While in Wales it was dangerous and forbidden to access the steelworks, in Helsinki you can walk right amongst the machinery. That makes Iles a very happy man.

“It’s why I love this city. Places like Hietalahti are fantastic, because you can get to industrial areas that in Wales would be for employees only. It gives your imagination more to work with.”

Last year, while working on a film project, Iles finally got to access some restricted areas of the Swansea steelworks, too. His exhibition at the Konst Gallery is based on this experience.

“I took a lot of photos and used them for sketches for the 18 original illustrations in the exhibition. These illustrations also served as developmental designs for my children’s book, for which I’m currently looking for a publisher.
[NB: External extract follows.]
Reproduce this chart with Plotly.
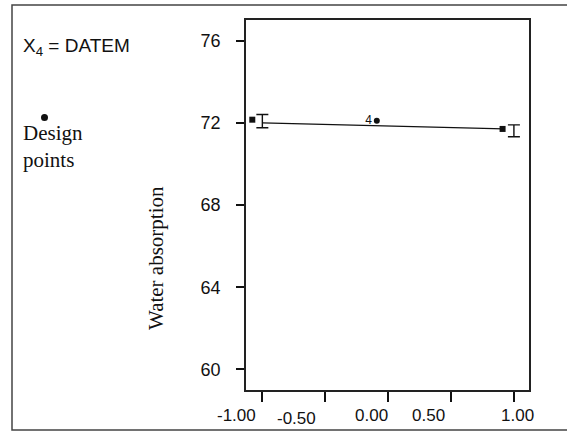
import plotly.graph_objects as go

# Levels of the DATEM factor (coded units) and predicted water absorption
err_x = [-1.0, 1.0]
err_y = [72.08, 71.61]
err_lo = [0.32, 0.29]
err_hi = [0.32, 0.29]

line_x = [-1.0, 0.92]
line_y = [72.0, 71.7]

square_x = [-1.08, 0.91]
square_y = [72.15, 71.7]

center_x = [-0.09]
center_y = [72.1]
center_label = ["4"]

x_ticks = [-1.0, -0.5, 0.0, 0.5, 1.0]
x_tick_text = ["-1.00", "-0.50", "0.00", "0.50", "1.00"]
x_label_shift = [-26, -29, -17, -23, 4]
x_label_drop = [0, 3, 0, 0, 0]
y_ticks = [60, 64, 68, 72, 76]

SANS = "Liberation Sans, Arial, sans-serif"
SERIF = "Liberation Serif, Times New Roman, serif"
INK = "#111"

# plot-area box in pixels; side texts are placed relative to it
plot_l, plot_r, plot_t, plot_b = 246, 529, 20, 390
pw, ph = plot_r - plot_l, plot_b - plot_t


def px(xp):
    return (xp - plot_l) / pw


def py(yp):
    return (plot_b - yp) / ph


fig = go.Figure()

fig.add_trace(go.Scatter(
    x=line_x, y=line_y, mode="lines",
    line=dict(color=INK, width=1.3), hoverinfo="skip",
))
fig.add_trace(go.Scatter(
    x=err_x, y=err_y, mode="markers",
    marker=dict(size=1, color="rgba(0,0,0,0)"),
    error_y=dict(type="data", symmetric=False, array=err_hi, arrayminus=err_lo,
                 color=INK, thickness=1.4, width=6),
))
fig.add_trace(go.Scatter(
    x=square_x, y=square_y, mode="markers",
    marker=dict(symbol="square", size=6, color=INK),
))
fig.add_trace(go.Scatter(
    x=center_x, y=center_y, mode="markers+text",
    marker=dict(symbol="circle", size=6, color=INK),
    text=center_label, textposition="middle left",
    textfont=dict(family=SANS, size=12, color=INK),
))

annotations = []
for v, t, dx, dy in zip(x_ticks, x_tick_text, x_label_shift, x_label_drop):
    annotations.append(dict(
        x=v, y=0, xref="x", yref="paper", text=t, showarrow=False,
        yanchor="top", xanchor="center", xshift=dx, yshift=-14 - dy,
        font=dict(family=SANS, size=17, color=INK),
    ))

annotations += [
    dict(x=px(21), y=py(47), xref="paper", yref="paper",
         text="X<sub>4</sub> = DATEM", showarrow=False,
         xanchor="left", yanchor="middle",
         font=dict(family=SANS, size=19, color=INK)),
    dict(x=px(21), y=py(146), xref="paper", yref="paper",
         text="Design<br>points", showarrow=False,
         xanchor="left", yanchor="middle", align="left",
         font=dict(family=SERIF, size=21, color=INK)),
    dict(x=px(156), y=py(258), xref="paper", yref="paper",
         text="Water absorption", showarrow=False, textangle=-90,
         xanchor="center", yanchor="middle",
         font=dict(family=SERIF, size=21, color=INK)),
]

shapes = [
    # outer frame of the panel
    dict(type="rect", xref="paper", yref="paper",
         x0=px(12), x1=px(575), y0=py(430), y1=py(5),
         line=dict(color="#444", width=1.5), layer="below"),
    # bullet above the "Design" caption
    dict(type="circle", xref="paper", yref="paper",
         x0=px(41), x1=px(48), y0=py(121), y1=py(114),
         fillcolor=INK, line=dict(width=0)),
]

fig.update_layout(
    width=567, height=433,
    margin=dict(l=plot_l, r=567 - plot_r, t=plot_t, b=433 - plot_b),
    paper_bgcolor="white", plot_bgcolor="white",
    showlegend=False,
    annotations=annotations, shapes=shapes,
    xaxis=dict(
        range=[-1.13, 1.12], tickvals=x_ticks, showticklabels=False,
        ticks="outside", ticklen=10, tickwidth=1.5, tickcolor=INK,
        showline=True, linecolor="#222", linewidth=1.8, mirror=True,
        showgrid=False, zeroline=False,
    ),
    yaxis=dict(
        range=[59, 77], tickvals=y_ticks,
        ticks="outside", ticklen=8, tickwidth=1.5, tickcolor=INK,
        ticklabelstandoff=12,
        tickfont=dict(family=SANS, size=18, color=INK),
        showline=True, linecolor="#222", linewidth=1.8, mirror=True,
        showgrid=False, zeroline=False,
    ),
)

fig.write_html("out.html")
As they’re based on a real industrial area, the bridge in them, for example, is an actual bridge.”


From Steeltown to the sea

Besides the original illustrations, the exhibition features the first 10 pages of Iles’s children’s book, Mister Tinny and the Red Hot Machines. The book, a story of friendship and overcoming your fear, takes Mister Tinny the robot on a journey through a rundown city to rescue a friend.

“Mister Tinny, he lives underneath this old rusty bridge on the edge of Tintown. He likes it there because it’s safe, but he’s lonely. One night Brian, a little goldfish in a bowl, falls out of the train that crosses the bridge every night. To get his new friend Brian back to the sea, Mr. Tinny has to go through Steeltown, a place that he finds terribly scary.”
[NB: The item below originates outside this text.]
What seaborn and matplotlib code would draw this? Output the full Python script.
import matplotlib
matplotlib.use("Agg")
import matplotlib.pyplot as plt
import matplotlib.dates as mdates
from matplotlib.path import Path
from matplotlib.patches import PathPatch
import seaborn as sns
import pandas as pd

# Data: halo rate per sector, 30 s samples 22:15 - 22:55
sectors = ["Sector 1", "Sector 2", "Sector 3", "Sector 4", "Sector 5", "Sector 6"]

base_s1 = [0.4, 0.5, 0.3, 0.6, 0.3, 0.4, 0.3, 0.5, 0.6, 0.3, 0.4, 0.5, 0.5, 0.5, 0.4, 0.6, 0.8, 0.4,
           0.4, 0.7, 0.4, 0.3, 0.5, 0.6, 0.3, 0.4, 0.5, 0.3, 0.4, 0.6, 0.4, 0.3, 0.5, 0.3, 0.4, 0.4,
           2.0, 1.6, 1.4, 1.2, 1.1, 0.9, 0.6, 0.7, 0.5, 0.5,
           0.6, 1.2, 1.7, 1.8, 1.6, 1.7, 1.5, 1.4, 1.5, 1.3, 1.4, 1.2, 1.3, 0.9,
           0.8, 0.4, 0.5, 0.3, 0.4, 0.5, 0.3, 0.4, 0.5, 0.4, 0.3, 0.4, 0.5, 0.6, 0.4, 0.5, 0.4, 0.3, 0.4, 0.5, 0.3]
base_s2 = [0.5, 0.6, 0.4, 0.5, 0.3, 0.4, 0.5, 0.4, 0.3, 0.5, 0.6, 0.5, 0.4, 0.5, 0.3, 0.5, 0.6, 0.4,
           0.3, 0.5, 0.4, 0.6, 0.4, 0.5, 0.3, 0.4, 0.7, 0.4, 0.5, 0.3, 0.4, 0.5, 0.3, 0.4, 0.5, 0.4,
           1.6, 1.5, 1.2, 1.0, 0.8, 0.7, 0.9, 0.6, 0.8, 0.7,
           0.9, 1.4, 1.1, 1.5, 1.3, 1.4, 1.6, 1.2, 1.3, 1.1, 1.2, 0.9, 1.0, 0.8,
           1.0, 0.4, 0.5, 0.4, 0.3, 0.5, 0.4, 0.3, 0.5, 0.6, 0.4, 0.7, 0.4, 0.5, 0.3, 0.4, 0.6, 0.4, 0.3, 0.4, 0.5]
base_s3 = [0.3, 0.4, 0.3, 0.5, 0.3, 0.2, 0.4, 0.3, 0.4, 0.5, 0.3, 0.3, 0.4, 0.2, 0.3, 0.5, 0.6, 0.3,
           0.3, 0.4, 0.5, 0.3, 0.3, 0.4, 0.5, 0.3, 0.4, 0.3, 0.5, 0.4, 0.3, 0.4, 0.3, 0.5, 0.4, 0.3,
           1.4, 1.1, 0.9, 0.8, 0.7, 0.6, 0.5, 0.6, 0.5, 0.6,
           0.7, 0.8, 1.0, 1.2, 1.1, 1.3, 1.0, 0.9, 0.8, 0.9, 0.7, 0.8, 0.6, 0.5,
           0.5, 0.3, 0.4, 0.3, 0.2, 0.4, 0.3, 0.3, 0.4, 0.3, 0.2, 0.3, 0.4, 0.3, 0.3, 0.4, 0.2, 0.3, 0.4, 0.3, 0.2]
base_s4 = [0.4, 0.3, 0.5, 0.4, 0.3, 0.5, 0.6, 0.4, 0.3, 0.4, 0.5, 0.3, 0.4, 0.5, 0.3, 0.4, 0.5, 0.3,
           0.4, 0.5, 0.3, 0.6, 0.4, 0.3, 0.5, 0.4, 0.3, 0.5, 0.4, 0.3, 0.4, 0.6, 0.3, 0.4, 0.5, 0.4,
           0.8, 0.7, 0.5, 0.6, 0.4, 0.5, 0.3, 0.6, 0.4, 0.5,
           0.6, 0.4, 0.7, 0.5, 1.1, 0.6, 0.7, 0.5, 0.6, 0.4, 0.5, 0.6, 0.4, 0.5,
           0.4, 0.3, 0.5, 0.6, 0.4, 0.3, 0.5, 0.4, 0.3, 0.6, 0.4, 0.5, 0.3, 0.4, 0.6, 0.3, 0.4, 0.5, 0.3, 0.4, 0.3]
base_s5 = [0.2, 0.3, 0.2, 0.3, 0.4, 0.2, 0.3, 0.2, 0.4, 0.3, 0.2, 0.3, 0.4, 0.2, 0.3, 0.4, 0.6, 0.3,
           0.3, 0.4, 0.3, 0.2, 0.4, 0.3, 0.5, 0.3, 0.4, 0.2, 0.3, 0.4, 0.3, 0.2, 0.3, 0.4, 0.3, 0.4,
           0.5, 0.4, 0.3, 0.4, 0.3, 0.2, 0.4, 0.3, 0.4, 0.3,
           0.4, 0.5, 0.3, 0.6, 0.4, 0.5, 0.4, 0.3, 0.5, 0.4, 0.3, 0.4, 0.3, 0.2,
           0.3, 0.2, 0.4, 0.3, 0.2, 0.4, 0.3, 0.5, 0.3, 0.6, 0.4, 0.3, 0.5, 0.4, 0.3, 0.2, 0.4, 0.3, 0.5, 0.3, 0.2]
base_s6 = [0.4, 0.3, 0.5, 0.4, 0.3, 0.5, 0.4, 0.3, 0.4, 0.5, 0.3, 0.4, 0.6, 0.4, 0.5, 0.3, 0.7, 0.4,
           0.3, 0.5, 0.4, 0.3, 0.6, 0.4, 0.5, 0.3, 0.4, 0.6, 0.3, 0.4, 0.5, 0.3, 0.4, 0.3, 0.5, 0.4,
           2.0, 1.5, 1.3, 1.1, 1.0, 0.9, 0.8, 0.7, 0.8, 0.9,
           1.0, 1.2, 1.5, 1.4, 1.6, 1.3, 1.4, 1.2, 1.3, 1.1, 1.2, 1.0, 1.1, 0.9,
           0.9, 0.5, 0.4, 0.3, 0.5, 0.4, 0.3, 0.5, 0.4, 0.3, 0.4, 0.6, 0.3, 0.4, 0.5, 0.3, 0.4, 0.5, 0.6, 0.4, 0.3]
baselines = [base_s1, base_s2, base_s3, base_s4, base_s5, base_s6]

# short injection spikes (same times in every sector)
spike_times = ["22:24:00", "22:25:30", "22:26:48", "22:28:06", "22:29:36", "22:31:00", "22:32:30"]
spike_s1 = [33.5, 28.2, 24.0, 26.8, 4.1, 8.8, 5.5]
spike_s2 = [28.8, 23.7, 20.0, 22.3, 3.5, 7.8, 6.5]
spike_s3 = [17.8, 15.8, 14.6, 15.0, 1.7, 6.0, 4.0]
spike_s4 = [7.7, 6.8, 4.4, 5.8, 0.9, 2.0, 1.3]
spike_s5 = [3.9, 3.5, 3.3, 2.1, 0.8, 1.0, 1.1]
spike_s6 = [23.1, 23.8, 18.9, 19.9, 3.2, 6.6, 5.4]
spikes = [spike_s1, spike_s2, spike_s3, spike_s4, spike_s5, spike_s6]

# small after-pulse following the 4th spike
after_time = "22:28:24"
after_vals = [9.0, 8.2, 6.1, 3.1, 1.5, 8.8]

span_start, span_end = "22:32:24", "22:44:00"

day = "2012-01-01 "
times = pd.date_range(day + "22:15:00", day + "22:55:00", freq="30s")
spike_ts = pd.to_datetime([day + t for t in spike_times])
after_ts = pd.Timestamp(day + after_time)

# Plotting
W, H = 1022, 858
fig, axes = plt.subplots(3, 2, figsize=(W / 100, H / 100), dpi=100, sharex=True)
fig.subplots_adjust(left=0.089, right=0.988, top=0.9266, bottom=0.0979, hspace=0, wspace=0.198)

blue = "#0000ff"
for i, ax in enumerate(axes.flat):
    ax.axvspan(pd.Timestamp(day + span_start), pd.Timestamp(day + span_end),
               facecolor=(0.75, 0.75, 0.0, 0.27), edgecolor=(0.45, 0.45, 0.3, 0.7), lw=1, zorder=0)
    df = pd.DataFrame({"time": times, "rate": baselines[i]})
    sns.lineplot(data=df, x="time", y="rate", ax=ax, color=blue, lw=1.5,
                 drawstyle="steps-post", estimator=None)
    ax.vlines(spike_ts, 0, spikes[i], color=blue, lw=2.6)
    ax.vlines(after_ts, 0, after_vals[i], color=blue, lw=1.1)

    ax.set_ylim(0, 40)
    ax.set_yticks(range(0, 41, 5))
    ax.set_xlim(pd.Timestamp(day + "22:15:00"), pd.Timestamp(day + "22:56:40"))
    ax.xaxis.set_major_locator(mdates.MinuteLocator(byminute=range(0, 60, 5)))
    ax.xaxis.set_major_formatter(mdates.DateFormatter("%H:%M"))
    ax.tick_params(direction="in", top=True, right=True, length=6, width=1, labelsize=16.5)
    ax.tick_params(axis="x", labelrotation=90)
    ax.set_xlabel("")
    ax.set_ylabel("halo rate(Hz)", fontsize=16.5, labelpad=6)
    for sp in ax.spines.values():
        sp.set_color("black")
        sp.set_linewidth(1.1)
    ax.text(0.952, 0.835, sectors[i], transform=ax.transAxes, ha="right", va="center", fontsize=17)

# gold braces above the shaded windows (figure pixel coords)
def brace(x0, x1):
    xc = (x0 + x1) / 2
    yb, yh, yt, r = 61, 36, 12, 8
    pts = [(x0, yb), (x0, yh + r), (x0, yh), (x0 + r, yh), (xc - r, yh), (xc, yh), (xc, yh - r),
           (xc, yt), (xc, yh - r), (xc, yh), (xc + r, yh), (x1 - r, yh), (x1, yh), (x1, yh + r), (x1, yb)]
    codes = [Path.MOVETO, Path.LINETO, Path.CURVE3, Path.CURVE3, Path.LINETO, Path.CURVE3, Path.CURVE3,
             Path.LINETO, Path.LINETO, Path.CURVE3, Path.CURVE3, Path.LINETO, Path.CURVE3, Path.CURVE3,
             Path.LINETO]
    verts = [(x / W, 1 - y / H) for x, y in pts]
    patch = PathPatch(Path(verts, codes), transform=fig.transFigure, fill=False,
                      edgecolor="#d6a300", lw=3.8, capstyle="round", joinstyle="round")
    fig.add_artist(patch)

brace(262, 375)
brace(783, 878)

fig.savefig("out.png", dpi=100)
Though Iles has no children himself, he wanted to write the book for his friends’ children, as well as to take on the challenge of simplifying things.

“That’s what I try to do with my work anyway – simplify it to the essential forms and shapes and create an image that’s pleasing to the eye but also abstract enough for people to draw their own conclusions. I hope that allows everyone to see something a little bit different.”

The toilet with a view

Besides the Hietalahti docks, a place that inspires Iles in Helsinki is the rooftop toilet of Hotel Torni’s Ateljee Bar.

“It’s really popular with people in the UK. I can never seem to get people interested in it in Finland, but when people come to visit me, that bar is one the first places I take them. You can see pretty much the whole city from the toilet, and you can point out everything people should do when you’re up there on the terrace. You also get a clear idea of how small Helsinki is… it’s pretty cool how you can walk from one end of the city to the other in just 20 minutes. That’s another thing I like about Helsinki, you don’t have to really drive too much.”

The Helsinki art scene gets the thumbs up from Iles, too.

“I think it’s really thriving. A lot of the galleries seem to organise events on the same night. So you find out about an exhibition you want to go to, and then you find out that there are five more openings, and you end up seeing a lot of art in one night. I recently discovered the Kerava Art Museum as well, and that was brilliant. So there’s also some great stuff to discover when you venture outside Helsinki.”

James Iles Finnish art facts:

Favourite Finnish artists: Marjatta Tapiola and Matti Kujasalo
Favourite Helsinki art museum: Galerie Forsblom
Current exhibition: Red Hot Machines at Konst Gallery, Uudenmaankatu 7, until May 21st.